** START DATASET EXTRACT **

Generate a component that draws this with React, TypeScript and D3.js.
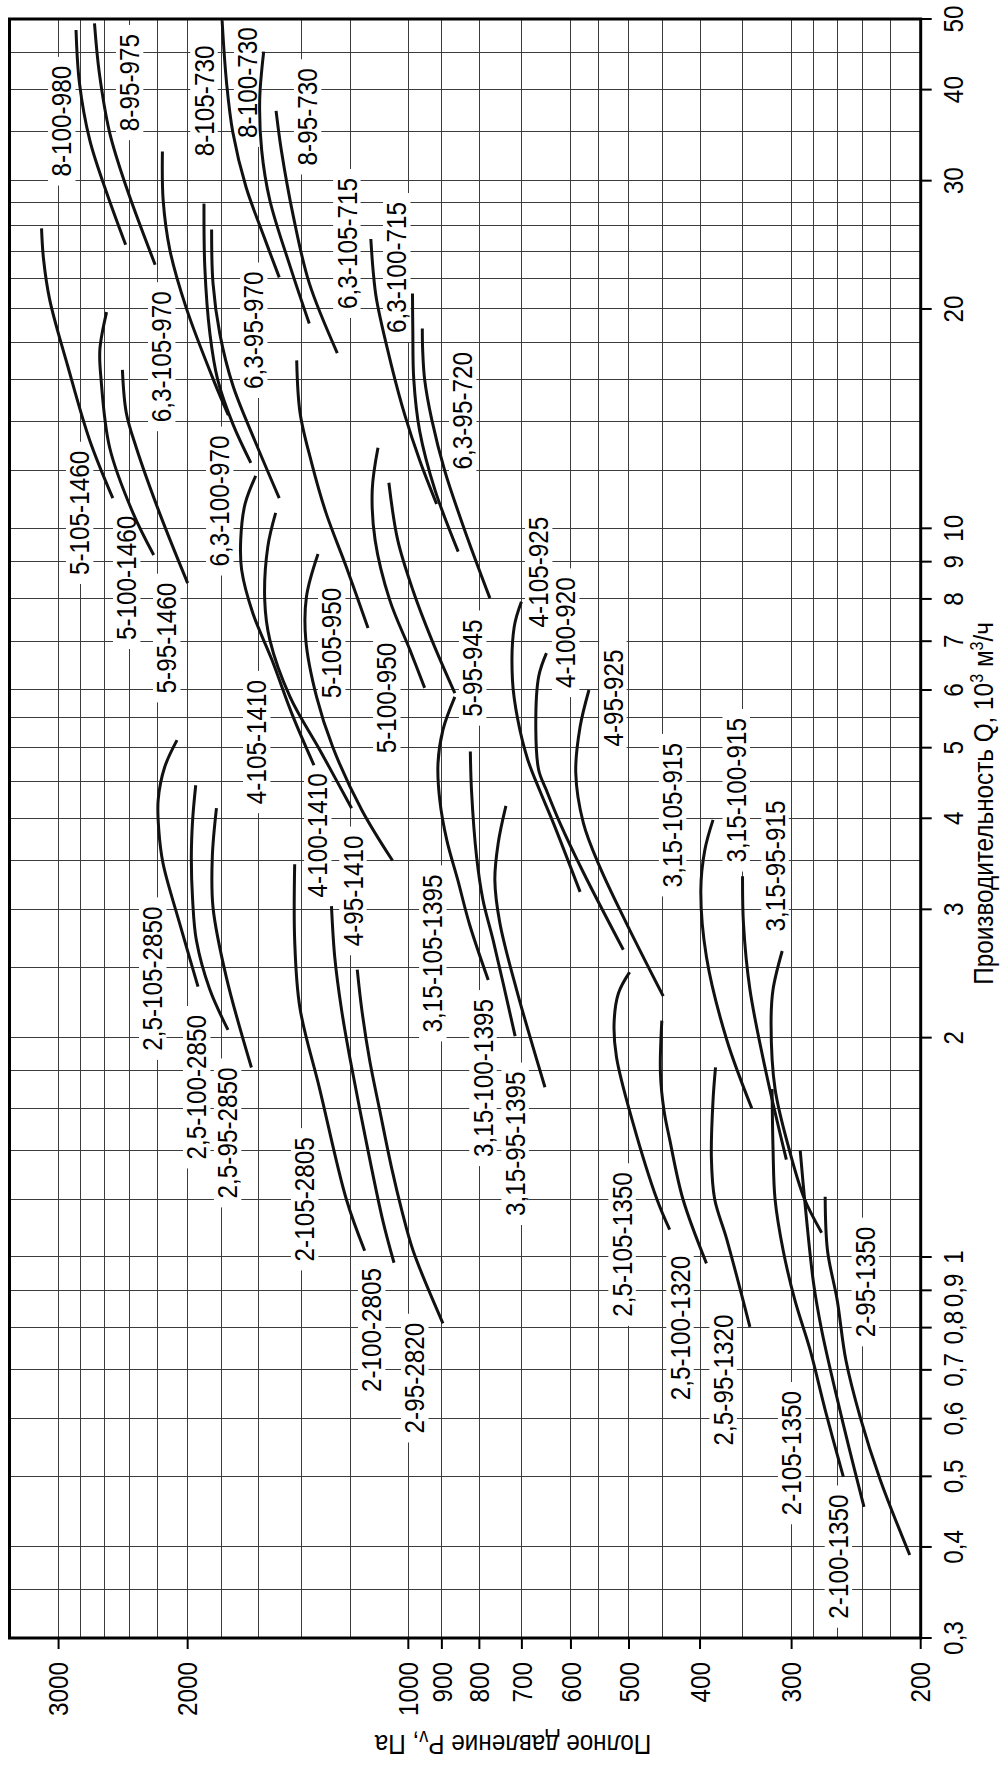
import * as d3 from "d3";
import { useEffect, useRef } from "react";

const W = 1001;
const H = 1765;

// линии сетки (Q в тыс. м3/ч, P в Па)
const qGrid = [0.35, 0.4, 0.5, 0.6, 0.7, 0.8, 0.9, 1, 1.2, 1.4, 1.6, 1.8, 2, 2.5, 3, 3.5, 4, 4.5, 5, 5.5, 6, 7, 8, 9, 10,
  12, 14, 16, 18, 20, 22, 24, 26, 28, 30, 35, 40, 45];
const pGrid = [220, 240, 260, 280, 300, 350, 400, 450, 500, 550, 600, 700, 800, 900, 1000, 1200, 1400, 1600, 1800, 2000,
  2200, 2400, 2600, 2800, 3000];

// деления и подписи осей
const qTicks = [0.3, 0.4, 0.5, 0.6, 0.7, 0.8, 0.9, 1, 2, 3, 4, 5, 6, 7, 8, 9, 10, 20, 30, 40, 50];
const qTickLabels = ["0,3", "0,4", "0,5", "0,6", "0,7", "0,8", "0,9", "1", "2", "3", "4", "5", "6", "7", "8", "9", "10",
  "20", "30", "40", "50"];
const pTicks = [200, 300, 400, 500, 600, 700, 800, 900, 1000, 2000, 3000];
const pTickLabels = ["200", "300", "400", "500", "600", "700", "800", "900", "1000", "2000", "3000"];

// характеристики вентиляторов: имя, точки Q и P
const curveNames = [
  "8-100-980", "8-95-975", "8-105-730", "8-100-730", "8-95-730",
  "6,3-105-970", "6,3-100-970", "6,3-95-970", "6,3-105-715", "6,3-100-715", "6,3-95-720",
  "5-105-1460", "5-100-1460", "5-95-1460", "5-105-950", "5-100-950", "5-95-945",
  "4-105-1410", "4-100-1410", "4-95-1410", "4-105-925", "4-100-920", "4-95-925",
  "3,15-105-1395", "3,15-100-1395", "3,15-95-1395", "3,15-105-915", "3,15-100-915", "3,15-95-915",
  "2,5-105-2850", "2,5-100-2850", "2,5-95-2850", "2,5-105-1350", "2,5-100-1320", "2,5-95-1320",
  "2-105-2805", "2-100-2805", "2-95-2820", "2-105-1350", "2-100-1350", "2-95-1350",
];

const curveQ = [
  [48.3, 40.9, 34.1, 28.9, 24.5],
  [49.3, 42.2, 34.9, 29.4, 23.0],
  [49.8, 40.9, 34.9, 29.4, 25.4, 22.1],
  [45.1, 38.7, 33.0, 28.2, 22.9, 19.1],
  [37.4, 33.0, 26.8, 21.7, 17.4],
  [32.9, 28.2, 24.1, 20.1, 16.0, 14.3],
  [27.9, 22.8, 18.5, 16.0, 13.9, 12.3],
  [25.7, 21.7, 18.5, 15.7, 13.2, 11.0],
  [24.95, 22.6, 20.6, 16.7, 14.3, 12.4, 10.8],
  [21.0, 18.7, 16.0, 13.6, 11.3, 9.29],
  [18.8, 17.6, 16.0, 14.1, 12.0, 9.95, 8.02],
  [25.8, 23.4, 20.6, 16.7, 13.2, 11.0],
  [19.8, 17.6, 16.0, 12.9, 10.5, 9.19],
  [16.5, 14.4, 12.9, 10.5, 8.41],
  [17.0, 14.4, 12.3, 10.5, 8.85, 7.30],
  [12.9, 11.3, 9.64, 7.97, 6.81, 6.04],
  [11.55, 9.64, 8.23, 7.03, 5.94],
  [11.8, 10.8, 9.64, 8.77, 7.65, 6.60, 5.55, 4.73],
  [10.5, 9.43, 7.97, 7.03, 5.87, 4.96, 4.13],
  [9.22, 8.06, 7.03, 5.87, 5.01, 4.11, 3.50],
  [7.93, 7.33, 6.19, 5.46, 4.81, 4.37, 3.94, 3.17],
  [6.74, 6.26, 5.29, 4.66, 4.37, 3.94, 3.37, 2.64],
  [6.00, 5.34, 4.62, 3.94, 3.43, 2.87, 2.28],
  [5.87, 5.29, 4.76, 4.24, 3.73, 3.29, 2.86, 2.40],
  [4.94, 4.37, 3.54, 3.09, 2.72, 2.01],
  [4.16, 3.70, 3.29, 2.87, 2.33, 1.71],
  [3.98, 3.62, 3.19, 2.58, 1.99, 1.60],
  [3.33, 2.87, 2.33, 1.79, 1.36],
  [2.63, 2.33, 2.09, 1.70, 1.40, 1.20, 1.08],
  [5.12, 4.70, 4.24, 3.86, 3.47, 2.87, 2.35],
  [4.44, 3.98, 3.54, 3.09, 2.72, 2.33, 2.05],
  [4.13, 3.54, 3.02, 2.42, 1.82],
  [2.46, 2.30, 2.09, 1.88, 1.53, 1.20, 1.09],
  [2.11, 1.79, 1.59, 1.45, 1.20, 0.98],
  [1.82, 1.64, 1.37, 1.20, 1.06, 0.802],
  [3.46, 2.72, 2.20, 1.70, 1.20, 1.02],
  [3.03, 2.58, 2.18, 1.88, 1.45, 1.12, 0.982],
  [2.48, 2.18, 1.86, 1.59, 1.32, 1.16, 1.02, 0.811],
  [1.70, 1.40, 1.20, 1.02, 0.873, 0.745, 0.617, 0.499],
  [1.40, 1.20, 0.920, 0.794, 0.671, 0.552, 0.454],
  [1.21, 1.02, 0.873, 0.722, 0.604, 0.494, 0.390],
];

const curveP = [
  [2840, 2810, 2720, 2580, 2430],
  [2680, 2640, 2555, 2425, 2215],
  [1795, 1770, 1735, 1665, 1580, 1500],
  [1575, 1595, 1585, 1545, 1450, 1365],
  [1515, 1490, 1435, 1365, 1250],
  [2165, 2160, 2115, 2010, 1845, 1760],
  [1900, 1895, 1865, 1820, 1735, 1640],
  [1855, 1847, 1808, 1735, 1620, 1500],
  [1125, 1117, 1105, 1054, 1011, 965, 915],
  [987, 986, 983, 965, 920, 855],
  [957, 956, 950, 929, 892, 838, 774],
  [3165, 3145, 3085, 2915, 2720, 2530],
  [2580, 2635, 2625, 2555, 2375, 2225],
  [2455, 2425, 2350, 2185, 2000],
  [1420, 1405, 1355, 1295, 1215, 1135],
  [1100, 1120, 1110, 1060, 995, 950],
  [1063, 1034, 986, 929, 864],
  [1615, 1670, 1693, 1688, 1630, 1535, 1440, 1345],
  [1517, 1555, 1570, 1545, 1450, 1320, 1195],
  [1328, 1377, 1380, 1334, 1268, 1158, 1051],
  [701, 717, 721, 709, 687, 662, 634, 583],
  [648, 664, 670, 664, 648, 621, 577, 509],
  [567, 583, 591, 577, 548, 504, 449],
  [864, 897, 911, 906, 886, 856, 825, 778],
  [823, 820, 807, 791, 766, 715],
  [736, 754, 762, 750, 712, 651],
  [384, 394, 399, 392, 368, 340],
  [350, 349, 342, 325, 305],
  [309, 318, 320, 316, 302, 288, 273],
  [2068, 2150, 2194, 2190, 2161, 2051, 1936],
  [1950, 1969, 1977, 1969, 1946, 1866, 1762],
  [1827, 1851, 1847, 1771, 1637],
  [499, 517, 524, 520, 494, 458, 440],
  [451, 453, 448, 440, 422, 392],
  [381, 384, 386, 382, 368, 342],
  [1429, 1429, 1406, 1321, 1215, 1147],
  [1273, 1260, 1233, 1202, 1143, 1083, 1046],
  [1174, 1157, 1129, 1094, 1053, 1021, 985, 897],
  [319, 318, 316, 308, 297, 283, 270, 255],
  [292, 288, 280, 273, 263, 251, 239],
  [270, 268, 260, 253, 242, 227, 207],
];

// где стоит подпись каждой кривой (в единицах Q и P)
const labelQ = [36.2, 40.9, 38.6, 40.9, 36.7, 17.2, 10.9, 18.7, 24.6, 22.8, 14.5, 10.5, 8.55, 7.07, 6.96, 5.85, 6.43,
  5.09, 3.79, 3.18, 8.71, 7.19, 5.85, 2.61, 1.76, 1.43, 4.04, 4.37, 3.44, 2.41, 1.71, 1.48, 1.04, 0.799, 0.678,
  1.2, 0.794, 0.682, 0.538, 0.388, 0.924];
const labelP = [2970, 2400, 1900, 1656, 1372, 2170, 1808, 1625, 1213, 1037, 843, 2808, 2422, 2136, 1272, 1070, 817,
  1610, 1329, 1190, 664, 610, 526, 926, 791, 715, 436, 357, 316, 2232, 1944, 1764, 511, 426, 372,
  1385, 1122, 980, 300, 259, 238];

const FONT = "'Liberation Sans', Arial, sans-serif";
const FS = 27;
const SX = 0.9;

const App = () => {
  const ref = useRef<SVGSVGElement>(null);

  useEffect(() => {
    const svg = d3.select(ref.current);
    svg.selectAll("*").remove();

    const margin = { top: 19, bottom: 127, left: 9.5, right: 80.3 };
    const x = d3.scaleLog().domain([200, 3500]).range([W - margin.right, margin.left]);
    const y = d3.scaleLog().domain([0.3, 50]).range([H - margin.bottom, margin.top]);
    const x0 = x(3500), x1 = x(200), y0 = y(50), y1 = y(0.3);

    svg.append("rect").attr("width", W).attr("height", H).attr("fill", "#fff");

    // сетка
    const grid = svg.append("g").attr("stroke", "#3c3c3c").attr("stroke-width", 1).attr("shape-rendering", "crispEdges");
    grid.selectAll(".gp").data(pGrid).join("line")
      .attr("x1", d => x(d)).attr("x2", d => x(d)).attr("y1", y0).attr("y2", y1);
    grid.selectAll(".gq").data(qGrid).join("line")
      .attr("y1", d => y(d)).attr("y2", d => y(d)).attr("x1", x0).attr("x2", x1);

    // подписи кривых на белой подложке
    const labels = svg.append("g").attr("font-family", FONT).attr("font-size", FS);
    curveNames.forEach((name, i) => {
      const g = labels.append("g").attr("transform", `translate(${x(labelP[i])},${y(labelQ[i])}) rotate(-90)`);
      const rect = g.append("rect").attr("fill", "#fff");
      const t = g.append("text")
        .attr("text-anchor", "middle")
        .attr("y", FS * 0.358)
        .attr("transform", `scale(${SX},1)`)
        .text(name);
      const len = (t.node() as SVGTextElement).getComputedTextLength() * SX;
      rect.attr("x", -len / 2 - 9).attr("width", len + 18)
        .attr("y", -FS * 0.36 - 4).attr("height", FS * 0.72 + 8);
    });

    // кривые
    const line = d3.line<[number, number]>()
      .x(d => x(d[1]))
      .y(d => y(d[0]))
      .curve(d3.curveCatmullRom.alpha(0.5));
    svg.append("g").selectAll("path")
      .data(curveQ.map((qs, i) => qs.map((q, j) => [q, curveP[i][j]] as [number, number])))
      .join("path")
      .attr("d", d => line(d))
      .attr("fill", "none")
      .attr("stroke", "#111")
      .attr("stroke-width", 3);

    // рамка и деления
    svg.append("rect").attr("x", x0).attr("y", y0).attr("width", x1 - x0).attr("height", y1 - y0)
      .attr("fill", "none").attr("stroke", "#000").attr("stroke-width", 3);
    const ticks = svg.append("g").attr("stroke", "#000").attr("stroke-width", 2);
    ticks.selectAll(".tq").data(qTicks).join("line")
      .attr("x1", x1).attr("x2", x1 + 11).attr("y1", d => y(d)).attr("y2", d => y(d));
    ticks.selectAll(".tp").data(pTicks).join("line")
      .attr("y1", y1).attr("y2", y1 + 11).attr("x1", d => x(d)).attr("x2", d => x(d));

    const axText = svg.append("g").attr("font-family", FONT).attr("font-size", FS).attr("fill", "#000");
    qTicks.forEach((q, i) => {
      axText.append("text")
        .attr("transform", `translate(${x1 + 42},${y(q)}) rotate(-90) scale(${SX},1)`)
        .attr("text-anchor", "middle")
        .text(qTickLabels[i]);
    });
    pTicks.forEach((p, i) => {
      axText.append("text")
        .attr("transform", `translate(${x(p) + 9.7},${y1 + 24}) rotate(-90) scale(${SX},1)`)
        .attr("text-anchor", "end")
        .text(pTickLabels[i]);
    });

    // названия осей
    const qTitle = axText.append("text")
      .attr("transform", `translate(${x1 + 72},622) rotate(-90) scale(${SX},1)`)
      .attr("text-anchor", "end");
    qTitle.append("tspan").text("Производительность Q, 10");
    qTitle.append("tspan").attr("font-size", 18).attr("dy", -10).text("3");
    qTitle.append("tspan").attr("dy", 10).text(" м");
    qTitle.append("tspan").attr("font-size", 18).attr("dy", -10).text("3");
    qTitle.append("tspan").attr("dy", 10).text("/ч");

    const pTitle = axText.append("text")
      .attr("transform", `translate(513,1735) rotate(180) scale(${SX},1)`)
      .attr("text-anchor", "middle");
    pTitle.append("tspan").text("Полное давление Р");
    pTitle.append("tspan").attr("font-size", 20).attr("dy", 4).text("v");
    pTitle.append("tspan").attr("dy", -4).text(", Па");
  }, []);

  return (
    <svg ref={ref} width={W} height={H} style={{ position: "absolute", left: 0, top: 0 }}></svg>
  );
};

export default App;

** END DATASET EXTRACT **

• WORK INSTRUCTIONS: Repeat the lines of the listing above verbatim, beginning at its first line and ending at the line containing "const H = 1765;", which is included. Omit pictures.

• RESULT FOR THIS TASK:
Generate a component that draws this with React, TypeScript and D3.js.
import * as d3 from "d3";
import { useEffect, useRef } from "react";

const W = 1001;
const H = 1765;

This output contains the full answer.